IPI International Potash Institute
IPI International Potash Institute

Scientific abstracts: e-ifc No. 36, December 2013

Scientific abstracts
K in the Literature

Managing Agricultural Nutrients for Food Security in China: Past, Present, and Future. Zhenling Cui, Zhengxia Dou, Xinping Chen, Xiaotang Ju, and Fusuo Zhang.
Agron. J. 106(1):191-198.
https://www.agronomy.org/publications/aj/abstracts/106/1/191

Abstract:
Over the past 2000 yr, agriculture in China has transformed from a low-input, low-output organic-based system to an intensive production system that relies heavily on inorganic inputs. The modern high-input, high-output system has provided the nation with basic food self-sufficiency, although at escalating environmental costs. Meanwhile, crop production has been nearly stagnant since the mid-1990s, despite continued increases in production inputs, such as chemical fertilizers. In the future, China must increase agricultural output by 50% to meet its growing food demand. New advances to increase agricultural productivity and improve resource (e.g. N and P) use efficiency will be critical in China for sustainable agriculture and ecosystem services. Here, we discuss an integrated soil-crop system management (ISSM) paradigm that may help achieve the sustainable intensification goal. This paradigm features (i) improving soil quality, (ii) enhancing the use of various nutrient resources, (iii) closing the yield gap, and (iv) effectively reducing N losses. Recent on-farm trials based on ISSM principles almost doubled corn yield, while fertilizer N amounts were similar to current farming methods. This ISSM in China is a novel agricultural paradigm that can improve food security and environmental quality worldwide, especially in regions of high input with low-efficiency systems.


Application of Kinetic Models in Describing Soil Potassium Release Characteristics and their Correlations with Potassium Extracted by Chemical Methods. Hosseinpur, A.R., and H.R. Motaghian.
Pedosphere 23(4):482-492.
pedosphere.issas.ac.cn/trqen/ch/reader/view_abstract.aspx?file_no=20130409

Abstract:
Potassium (K) release characteristics in soil play a significant role in supplying available K. Information on K-release characteristics in soils of central Iran is limited. The objectives of this study were to determine K release characteristics and correlations of K release rate constants with K extracted by different chemical methods in surface soils of ten calcareous soils of central Iran.
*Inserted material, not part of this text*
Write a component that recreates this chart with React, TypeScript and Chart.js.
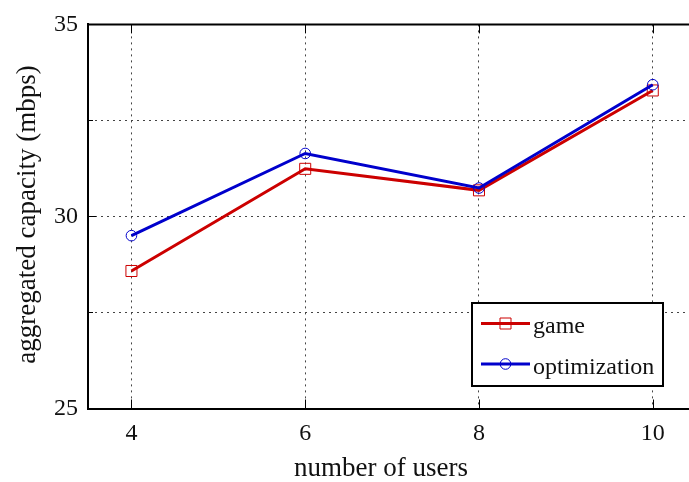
import React, { useEffect, useRef } from "react";
import { Chart, registerables } from "chart.js";

Chart.register(...registerables);

const userCounts = [4, 6, 8, 10];
const gameCapacity = [28.58, 31.24, 30.68, 33.28];
const optimizationCapacity = [29.5, 31.64, 30.74, 33.43];
const xTickValues = [4, 6, 8, 10];
const yGridValues = [25, 27.5, 30, 32.5, 35];
const yLabelValues = [25, 30, 35];

const seriesNames = ["game", "optimization"];
const RED = "rgb(204,0,0)";
const BLUE = "rgb(0,0,204)";
const FONT = "'Liberation Serif', 'Times New Roman', serif";

// Frame, inward ticks, axis titles and the boxed legend
const decorations = {
  id: "decorations",
  afterDatasetsDraw(chart: any) {
    const { ctx, chartArea } = chart;
    const xs = chart.scales.x;
    const ys = chart.scales.y;
    ctx.save();
    ctx.strokeStyle = "#000";
    ctx.lineWidth = 1;
    // inward tick marks on the x axis (bottom and top)
    for (const v of xTickValues) {
      const px = Math.round(xs.getPixelForValue(v)) + 0.5;
      ctx.beginPath();
      ctx.moveTo(px, chartArea.bottom);
      ctx.lineTo(px, chartArea.bottom - 9);
      ctx.moveTo(px, chartArea.top);
      ctx.lineTo(px, chartArea.top + 9);
      ctx.stroke();
    }
    // inward tick marks on the y axis
    for (const v of yGridValues) {
      const py = Math.round(ys.getPixelForValue(v)) + 0.5;
      const len = yLabelValues.includes(v) ? 8 : 5;
      ctx.beginPath();
      ctx.moveTo(chartArea.left, py);
      ctx.lineTo(chartArea.left + len, py);
      ctx.stroke();
    }
    // top frame line
    ctx.lineWidth = 2;
    ctx.beginPath();
    ctx.moveTo(chartArea.left - 1, chartArea.top);
    ctx.lineTo(chartArea.right + 10, chartArea.top);
    ctx.stroke();

    // axis titles
    ctx.fillStyle = "#111";
    ctx.font = `27px ${FONT}`;
    ctx.textAlign = "center";
    ctx.textBaseline = "alphabetic";
    ctx.fillText("number of users", 381, 476);
    ctx.save();
    ctx.translate(35, (chartArea.top + chartArea.bottom) / 2 - 2);
    ctx.rotate(-Math.PI / 2);
    ctx.fillText("aggregated capacity (mbps)", 0, 0);
    ctx.restore();

    // legend
    const bx = 472, by = 303, bw = 191, bh = 83;
    ctx.fillStyle = "#fff";
    ctx.fillRect(bx, by, bw, bh);
    ctx.lineWidth = 2;
    ctx.strokeStyle = "#000";
    ctx.strokeRect(bx, by, bw, bh);
    const rows = [
      { name: seriesNames[0], color: RED, y: 323.5, marker: "rect" },
      { name: seriesNames[1], color: BLUE, y: 364, marker: "circle" },
    ];
    for (const r of rows) {
      ctx.strokeStyle = r.color;
      ctx.lineWidth = 3;
      ctx.beginPath();
      ctx.moveTo(481, r.y);
      ctx.lineTo(530, r.y);
      ctx.stroke();
      ctx.lineWidth = 1;
      ctx.beginPath();
      if (r.marker === "rect") {
        ctx.rect(500, r.y - 5.5, 11, 11);
      } else {
        ctx.arc(505.5, r.y, 5.3, 0, Math.PI * 2);
      }
      ctx.stroke();
      ctx.fillStyle = "#111";
      ctx.font = `24px ${FONT}`;
      ctx.textAlign = "left";
      ctx.textBaseline = "alphabetic";
      ctx.fillText(r.name, 533, r.y + 9.5);
    }
    ctx.restore();
  },
};

export default function App() {
  const canvasRef = useRef<HTMLCanvasElement | null>(null);

  useEffect(() => {
    const canvas = canvasRef.current;
    if (!canvas) return;
    const chart = new Chart(canvas, {
      type: "line",
      data: {
        datasets: [
          {
            label: seriesNames[0],
            data: userCounts.map((u, i) => ({ x: u, y: gameCapacity[i] })),
            borderColor: RED,
            borderWidth: 3,
            pointStyle: "rect",
            pointRadius: 7.8,
            pointBorderWidth: 1,
            pointBorderColor: RED,
            pointBackgroundColor: "rgba(0,0,0,0)",
            tension: 0,
            order: 2,
          },
          {
            label: seriesNames[1],
            data: userCounts.map((u, i) => ({ x: u, y: optimizationCapacity[i] })),
            borderColor: BLUE,
            borderWidth: 3,
            pointStyle: "circle",
            pointRadius: 5.3,
            pointBorderWidth: 1,
            pointBorderColor: BLUE,
            pointBackgroundColor: "rgba(0,0,0,0)",
            tension: 0,
            order: 1,
          },
        ],
      },
      options: {
        animation: false,
        responsive: false,
        devicePixelRatio: 1,
        layout: { padding: { top: 24, right: 0, left: 0, bottom: 0 } },
        plugins: {
          legend: { display: false },
          tooltip: { enabled: false },
        },
        scales: {
          x: {
            type: "linear",
            min: 3.5,
            max: 10.5,
            afterBuildTicks: (s: any) => {
              s.ticks = xTickValues.map((v) => ({ value: v }));
            },
            afterFit: (s: any) => {
              s.height = 73.5;
            },
            grid: {
              drawTicks: false,
              color: "#444",
              lineWidth: 1,
            },
            border: { display: true, color: "#000", width: 2, dash: [2, 4] },
            ticks: {
              padding: 11,
              color: "#111",
              font: { family: FONT, size: 24 },
              maxRotation: 0,
              callback: (v: any) => String(v),
            },
          },
          y: {
            type: "linear",
            min: 25,
            max: 35,
            afterBuildTicks: (s: any) => {
              s.ticks = yGridValues.map((v) => ({ value: v }));
            },
            afterFit: (s: any) => {
              s.width = 88;
            },
            grid: {
              drawTicks: false,
              color: "#444",
              lineWidth: 1,
            },
            border: { display: true, color: "#000", width: 2, dash: [2, 4] },
            ticks: {
              padding: 10,
              color: "#111",
              font: { family: FONT, size: 24 },
              callback: (v: any) => (yLabelValues.includes(Number(v)) ? String(v) : ""),
            },
          },
        },
      },
      plugins: [decorations],
    } as any);
    return () => chart.destroy();
  }, []);

  return (
    <div
      style={{
        position: "absolute",
        left: 0,
        top: 0,
        width: 689,
        height: 482,
        overflow: "hidden",
        background: "#fff",
      }}
    >
      <canvas ref={canvasRef} width={705} height={482} style={{ display: "block" }} />
    </div>
  );
}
The kinetics of K release in the soils was determined by successive extraction with 0.01 mol L-1 CaCl2 in a period of 2--2 017 h at 25±1 oC. Soil K was extracted by distilled water, 0.5 mol L-1 MgNO3, 0.002 mol L-1 SrCl2, 0.1 mol L-1 BaCl2, 0.01 mol L-1 CaCl2, 1 mol L-1 NaCl, 1 mol L-1 boiling HNO3, 1 mol L-1 NH4OAC, Mehlich 1, 0.002 mol L-1 SrCl2 0.05 mol L-1 citric acid, and ammonium bicarbonate-diethylenetriamine pentaacetic acid (AB-DTPA). A plot of cumulative amounts of K released showed a discontinuity in slope at 168 h. Thus, two equations were applied to two segments of the total reaction time (2--168 and 168--2017 h). Cumulative amounts of K released ranged from 55 to 299 mg kg-1 in 2--168 h and from 44 to 119 mg kg-1 in 168--2 017 h. Release kinetics of K in the two time segments conformed fairly well to parabolic diffusion, simplified Elovich, and power function models. There was a wide variation in the K release rate constants. Increasingly higher average concentrations of soil K were extracted by distilled water, Mehlich 1, SrCl2, CaCl2, SrCl2 + citric acid, AB-DTPA, MgNO3, NaCl, NH4OAc, BaCl2 and HNO3. Potassium release rate constants were significantly correlated with K extracted. The results of this study showed that information obtained from mathematical modeling in two reaction time segments can help to estimate the K-supplying power of soils.